Problem statement
Reproduce the data below in full and exclude every picture.
==== Information shown ====
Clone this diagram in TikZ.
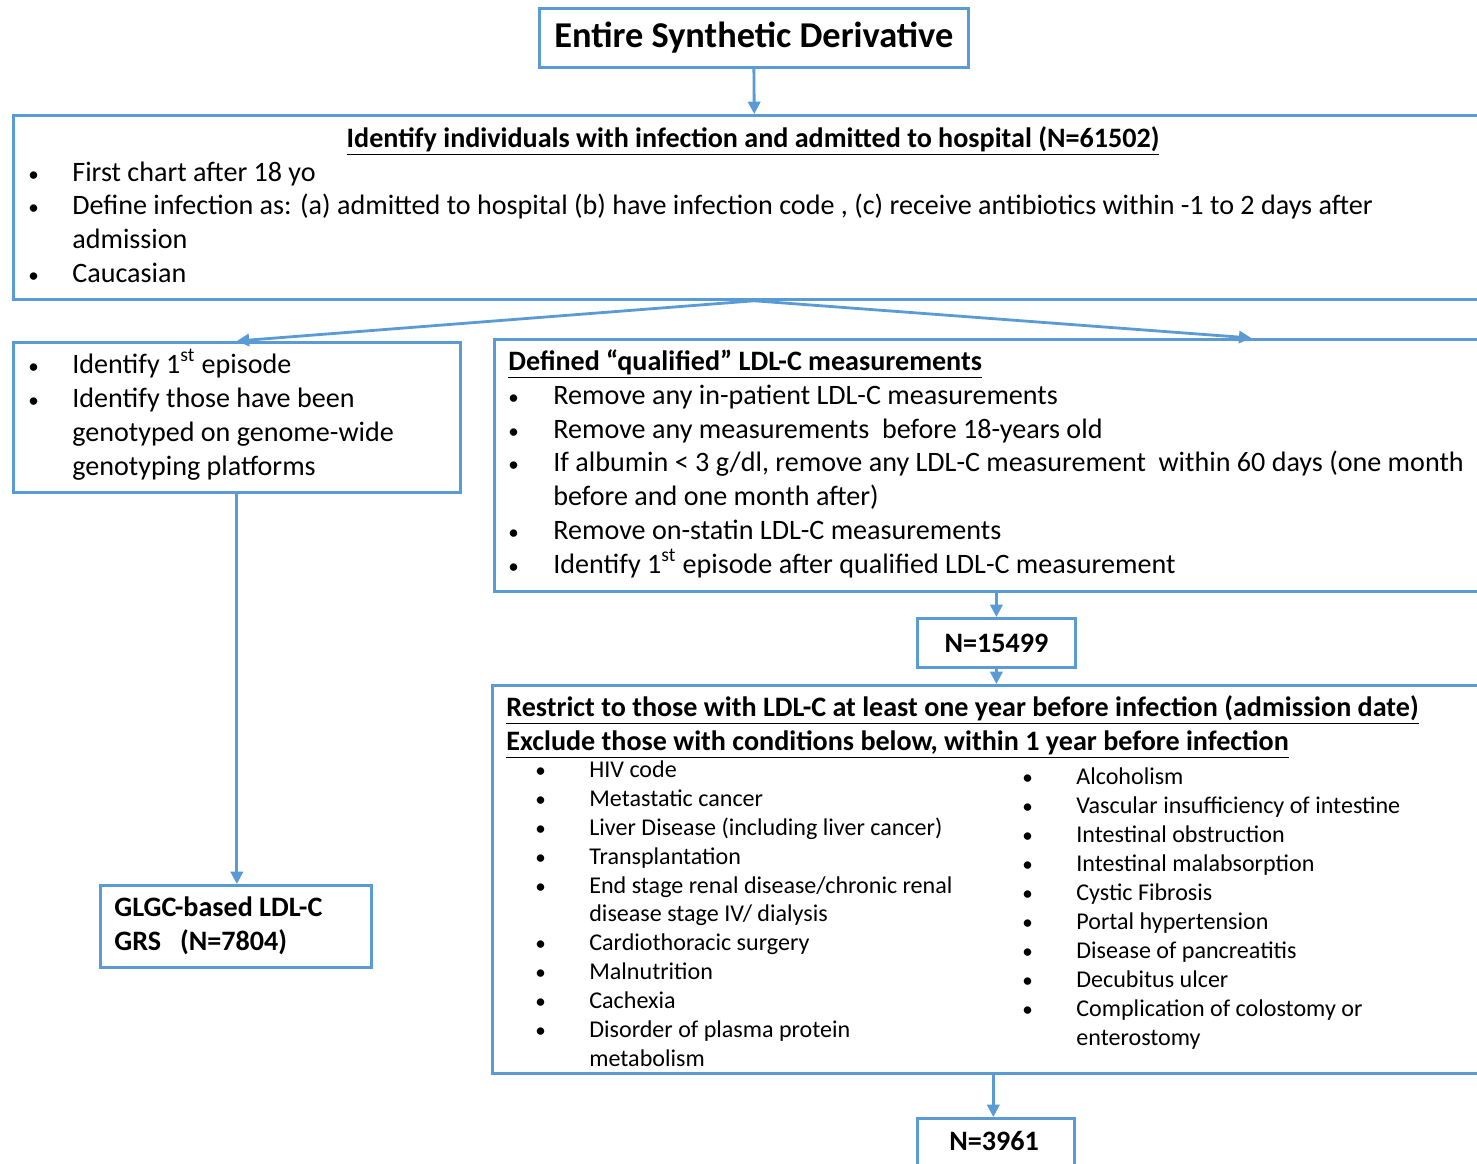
\documentclass[tikz,border=0pt]{standalone}
\usepackage{fontspec}
\setmainfont{Carlito}
\usetikzlibrary{arrows.meta}
\definecolor{boxBlue}{HTML}{5B9BD5}

\begin{document}
\begin{tikzpicture}[x=0.02cm, y=-0.02cm, font=\fontsize{16}{19}\selectfont,
    box/.style={draw=boxBlue, line width=1.6pt, inner sep=0pt, anchor=north west},
    arr/.style={boxBlue, line width=1.6pt, -{Triangle[length=7pt,width=7pt]}},
    txt/.style={anchor=base west, inner sep=0pt},
    bul/.style={txt, font=\fontsize{12}{14}\selectfont},
    hd/.style={txt, font=\bfseries\fontsize{16}{19}\selectfont},
    sm/.style={txt, font=\fontsize{13.7}{16}\selectfont}]
    \useasboundingbox (0,0) rectangle (1477,1163);
    \clip (0,0) rectangle (1477,1163);

    % boxes
    \node[box, minimum width=8.58cm, minimum height=1.18cm,
      font=\bfseries\fontsize{20.7}{24}\selectfont] (top) at (538,7) {Entire Synthetic Derivative};
    \node[box, minimum width=29.64cm, minimum height=3.68cm] (infect) at (12,114) {};
    \node[box, minimum width=8.94cm, minimum height=3.0cm] (epi) at (12,341) {};
    \node[box, minimum width=30.28cm, minimum height=5.04cm] (qual) at (493,338) {};
    \node[box, minimum width=5.42cm, minimum height=1.64cm] (grs) at (99,884) {};
    \node[box, minimum width=3.16cm, minimum height=0.98cm,
      font=\bfseries\fontsize{16}{19}\selectfont] (nA) at (916,617) {N=15499};
    \node[box, minimum width=20.04cm, minimum height=7.76cm] (excl) at (491,684) {};
    \node[box, minimum width=3.14cm, minimum height=1.6cm] (nB) at (916,1117) {};

    % infection box
    \node[hd, anchor=base] (infHd) at (753,147) {\underline{Identify individuals with infection and admitted to hospital (N=61502)}};
    \foreach \y/\b/\t [count=\k] in {
        181/•/First chart after 18 yo,
        214/•/{Define infection as: (a) admitted to hospital (b) have infection code , (c) receive antibiotics within -1 to 2 days after},
        248//admission,
        282/•/Caucasian} {
      \node[bul] (infB\k) at (28,\y) {\b};
      \node[txt] (inf\k) at (72,\y) {\t};
    }

    % episode box
    \foreach \y/\b/\t [count=\k] in {
        373/•/Identify 1\textsuperscript{st} episode,
        407/•/Identify those have been,
        441//genotyped on genome-wide,
        475//genotyping platforms} {
      \node[bul] (epiB\k) at (28,\y) {\b};
      \node[txt] (epi\k) at (72,\y) {\t};
    }

    % qualified box
    \node[hd] (qualHd) at (508,370) {\underline{Defined “qualified” LDL-C measurements}};
    \foreach \y/\b/\t [count=\k] in {
        404/•/Remove any in-patient LDL-C measurements,
        438/•/Remove any measurements\ \ before 18-years old,
        471/•/{If albumin < 3 g/dl, remove any LDL-C measurement\ \ within 60 days (one month},
        505//before and one month after),
        539/•/Remove on-statin LDL-C measurements,
        573/•/Identify 1\textsuperscript{st} episode after qualified LDL-C measurement} {
      \node[bul] (qualB\k) at (508,\y) {\b};
      \node[txt] (qual\k) at (553,\y) {\t};
    }

    % GRS box
    \node[hd] (grs1) at (114,916) {GLGC-based LDL-C};
    \node[hd] (grs2) at (114,950) {GRS\ \ \ (N=7804)};

    % exclusion box
    \node[hd] (exHdA) at (506,716) {\underline{Restrict to those with LDL-C at least one year before infection (admission date)}};
    \node[hd] (exHdB) at (506,750) {\underline{Exclude those with conditions below, within 1 year before infection}};
    \foreach \y/\b/\t [count=\k] in {
        777/•/HIV code,
        806/•/Metastatic cancer,
        835/•/Liver Disease (including liver cancer),
        864/•/Transplantation,
        893/•/{End stage renal disease/chronic renal},
        921//{disease stage IV/ dialysis},
        950/•/Cardiothoracic surgery,
        979/•/Malnutrition,
        1008/•/Cachexia,
        1037/•/Disorder of plasma protein,
        1066//metabolism} {
      \node[bul] (exLB\k) at (535,\y) {\b};
      \node[sm] (exL\k) at (589,\y) {\t};
    }
    \foreach \y/\b/\t [count=\k] in {
        784/•/Alcoholism,
        813/•/Vascular insufficiency of intestine,
        842/•/Intestinal obstruction,
        871/•/Intestinal malabsorption,
        900/•/Cystic Fibrosis,
        929/•/Portal hypertension,
        958/•/Disease of pancreatitis,
        987/•/Decubitus ulcer,
        1016/•/Complication of colostomy or,
        1045//enterostomy} {
      \node[bul] (exRB\k) at (1022,\y) {\b};
      \node[sm] (exR\k) at (1076,\y) {\t};
    }
    \node[font=\bfseries\fontsize{16}{19}\selectfont] (nBtxt) at (994,1141) {N=3961};

    % connectors
    \draw[arr] (top.south) -- (infect.north);
    \draw[arr] (infect.south) -- (epi.north);
    \draw[arr] (infect.south) -- (qual.north);
    \draw[arr] (epi.south) -- (epi.south |- grs.north);
    \draw[arr] (qual.south -| nA.north) -- (nA.north);
    \draw[arr] (nA.south) -- (nA.south |- excl.north);
    \draw[arr] (excl.south) -- (excl.south |- nB.north);
\end{tikzpicture}
\end{document}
====
Written solution
Clone this diagram in TikZ.
\documentclass[tikz,border=0pt]{standalone}
\usepackage{fontspec}
\setmainfont{Carlito}
\usetikzlibrary{arrows.meta}
\definecolor{boxBlue}{HTML}{5B9BD5}

\begin{document}
\begin{tikzpicture}[x=0.02cm, y=-0.02cm, font=\fontsize{16}{19}\selectfont,
    box/.style={draw=boxBlue, line width=1.6pt, inner sep=0pt, anchor=north west},
    arr/.style={boxBlue, line width=1.6pt, -{Triangle[length=7pt,width=7pt]}},
    txt/.style={anchor=base west, inner sep=0pt},
    bul/.style={txt, font=\fontsize{12}{14}\selectfont},
    hd/.style={txt, font=\bfseries\fontsize{16}{19}\selectfont},
    sm/.style={txt, font=\fontsize{13.7}{16}\selectfont}]
    \useasboundingbox (0,0) rectangle (1477,1163);
    \clip (0,0) rectangle (1477,1163);

    % boxes
    \node[box, minimum width=8.58cm, minimum height=1.18cm,
      font=\bfseries\fontsize{20.7}{24}\selectfont] (top) at (538,7) {Entire Synthetic Derivative};
    \node[box, minimum width=29.64cm, minimum height=3.68cm] (infect) at (12,114) {};
    \node[box, minimum width=8.94cm, minimum height=3.0cm] (epi) at (12,341) {};
    \node[box, minimum width=30.28cm, minimum height=5.04cm] (qual) at (493,338) {};
    \node[box, minimum width=5.42cm, minimum height=1.64cm] (grs) at (99,884) {};
    \node[box, minimum width=3.16cm, minimum height=0.98cm,
      font=\bfseries\fontsize{16}{19}\selectfont] (nA) at (916,617) {N=15499};
    \node[box, minimum width=20.04cm, minimum height=7.76cm] (excl) at (491,684) {};
    \node[box, minimum width=3.14cm, minimum height=1.6cm] (nB) at (916,1117) {};

    % infection box
    \node[hd, anchor=base] (infHd) at (753,147) {\underline{Identify individuals with infection and admitted to hospital (N=61502)}};
    \foreach \y/\b/\t [count=\k] in {
        181/•/First chart after 18 yo,
        214/•/{Define infection as: (a) admitted to hospital (b) have infection code , (c) receive antibiotics within -1 to 2 days after},
        248//admission,
        282/•/Caucasian} {
      \node[bul] (infB\k) at (28,\y) {\b};
      \node[txt] (inf\k) at (72,\y) {\t};
    }

    % episode box
    \foreach \y/\b/\t [count=\k] in {
        373/•/Identify 1\textsuperscript{st} episode,
        407/•/Identify those have been,
        441//genotyped on genome-wide,
        475//genotyping platforms} {
      \node[bul] (epiB\k) at (28,\y) {\b};
      \node[txt] (epi\k) at (72,\y) {\t};
    }

    % qualified box
    \node[hd] (qualHd) at (508,370) {\underline{Defined “qualified” LDL-C measurements}};
    \foreach \y/\b/\t [count=\k] in {
        404/•/Remove any in-patient LDL-C measurements,
        438/•/Remove any measurements\ \ before 18-years old,
        471/•/{If albumin < 3 g/dl, remove any LDL-C measurement\ \ within 60 days (one month},
        505//before and one month after),
        539/•/Remove on-statin LDL-C measurements,
        573/•/Identify 1\textsuperscript{st} episode after qualified LDL-C measurement} {
      \node[bul] (qualB\k) at (508,\y) {\b};
      \node[txt] (qual\k) at (553,\y) {\t};
    }

    % GRS box
    \node[hd] (grs1) at (114,916) {GLGC-based LDL-C};
    \node[hd] (grs2) at (114,950) {GRS\ \ \ (N=7804)};

    % exclusion box
    \node[hd] (exHdA) at (506,716) {\underline{Restrict to those with LDL-C at least one year before infection (admission date)}};
    \node[hd] (exHdB) at (506,750) {\underline{Exclude those with conditions below, within 1 year before infection}};
    \foreach \y/\b/\t [count=\k] in {
        777/•/HIV code,
        806/•/Metastatic cancer,
        835/•/Liver Disease (including liver cancer),
        864/•/Transplantation,
        893/•/{End stage renal disease/chronic renal},
        921//{disease stage IV/ dialysis},
        950/•/Cardiothoracic surgery,
        979/•/Malnutrition,
        1008/•/Cachexia,
        1037/•/Disorder of plasma protein,
        1066//metabolism} {
      \node[bul] (exLB\k) at (535,\y) {\b};
      \node[sm] (exL\k) at (589,\y) {\t};
    }
    \foreach \y/\b/\t [count=\k] in {
        784/•/Alcoholism,
        813/•/Vascular insufficiency of intestine,
        842/•/Intestinal obstruction,
        871/•/Intestinal malabsorption,
        900/•/Cystic Fibrosis,
        929/•/Portal hypertension,
        958/•/Disease of pancreatitis,
        987/•/Decubitus ulcer,
        1016/•/Complication of colostomy or,
        1045//enterostomy} {
      \node[bul] (exRB\k) at (1022,\y) {\b};
      \node[sm] (exR\k) at (1076,\y) {\t};
    }
    \node[font=\bfseries\fontsize{16}{19}\selectfont] (nBtxt) at (994,1141) {N=3961};

    % connectors
    \draw[arr] (top.south) -- (infect.north);
    \draw[arr] (infect.south) -- (epi.north);
    \draw[arr] (infect.south) -- (qual.north);
    \draw[arr] (epi.south) -- (epi.south |- grs.north);
    \draw[arr] (qual.south -| nA.north) -- (nA.north);
    \draw[arr] (nA.south) -- (nA.south |- excl.north);
    \draw[arr] (excl.south) -- (excl.south |- nB.north);
\end{tikzpicture}
\end{document}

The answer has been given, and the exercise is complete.